Erst auf den letzten Drücker kommen drei weitere Bieter aus der Deckung: Herr Akbar, ein älterer Herr im braunen Cordjackett, eine anonyme Gesellschaft bürgerlichen Rechts (GbR), vertreten durch einen Mann, der seine Jacke mit Fellkragen anbehält und betont desinteressiert in eine Zeitung schaut, sowie eine Investment GmbH, vertreten durch die drei auffälligsten Männer, davon einer mit glänzendem blauen Anzug, ein zweiter, der noch bei seiner Mama wohnen könnte. 5,65 Millionen Euro ist ihr Gebot.
Höher, immer höher
Vier Nummernschildchen sind damit vergeben. In den kommenden zwölf Minuten wechseln sich aber nur die Schildchen zwei und drei mit ihren Geboten ab. Zwischendurch plauschen die beiden Bieter und werden von der Auktionatorin zurechtgewiesen: „Bitte nicht so offiziell hier drin, so blind kann doch keiner sein.“ Herr Akbar, Schild Nummer zwei, ruft 7 Millionen auf, der GbR-Fellkragenmann, Nummer drei, erhöht um 100.000. Dann heißt es: „Die GbR blieb Meistbietende. Das letzte Gebot wird durch dreimaliges Aufrufen verkündet.“ 7,1 Millionen zum Ersten, Zweiten und zum Dritten.

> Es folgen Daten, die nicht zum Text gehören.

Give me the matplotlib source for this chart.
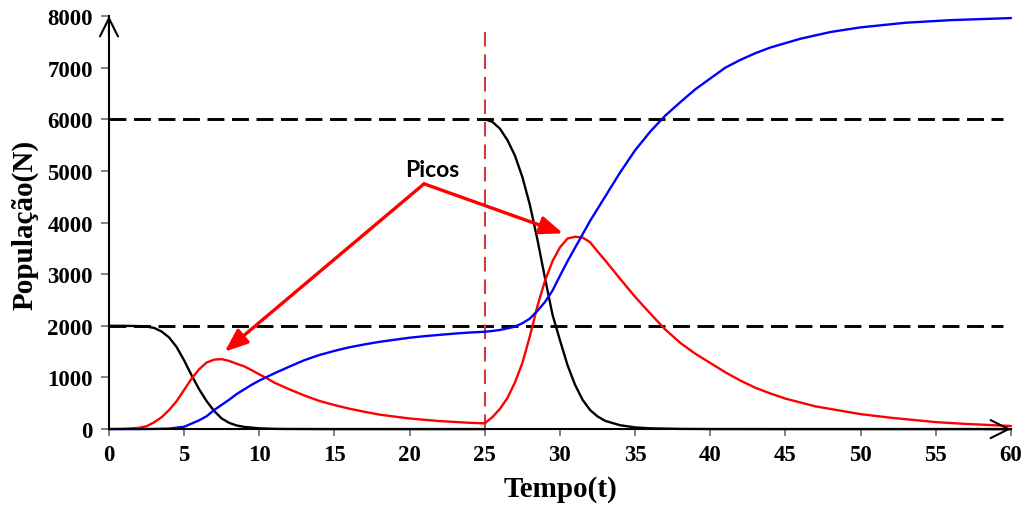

Die erfolgreiche GbR, Czarny & Schiff, wie man im Nachhinein erfährt, hat bereits einen Ruf durch unerlaubte Modernisierung im Milieuschutz. Dazu der Mondpreis, mehr als 40 Prozent über dem Verkehrswert – hätte es schlimmer kommen können?
Ja. Zwar sind Fabian und seine Nachbarn geplättet, „krass, das ist eine Wildwest-Investition“, aber womöglich wurden durch das Auktionsergebnis zwei Hürden für die Ausübung des Vorkaufsrechts umschifft. Der Kauf zum Verkehrswert durch den Bezirk sei nur möglich, wenn der Verkaufswert mindestens 25 Prozent darüber liege, so die Einschätzung eines Berliner Gerichts in einem anderen Fall. Schwierig wäre es zudem geworden, wenn einer der bisherigen Teileigentümer gewonnen hätte, das hätte als Zusammenführung von Eigentum gegolten.
Beide Punkte werden Schmidt in seinem Bemühen nicht ausbremsen. Übt er das Vorkaufsrecht für 5 Millionen Euro aus, wird dagegen sicher geklagt. „Mal gucken, ob die Käufer nicht die Lust verlieren“, gibt sich Fabian kämpferisch. Womöglich kann er in den nächsten Jahren noch einige Male das Haus vor Gericht sehen. Wenn er Glück hat, als Mieter.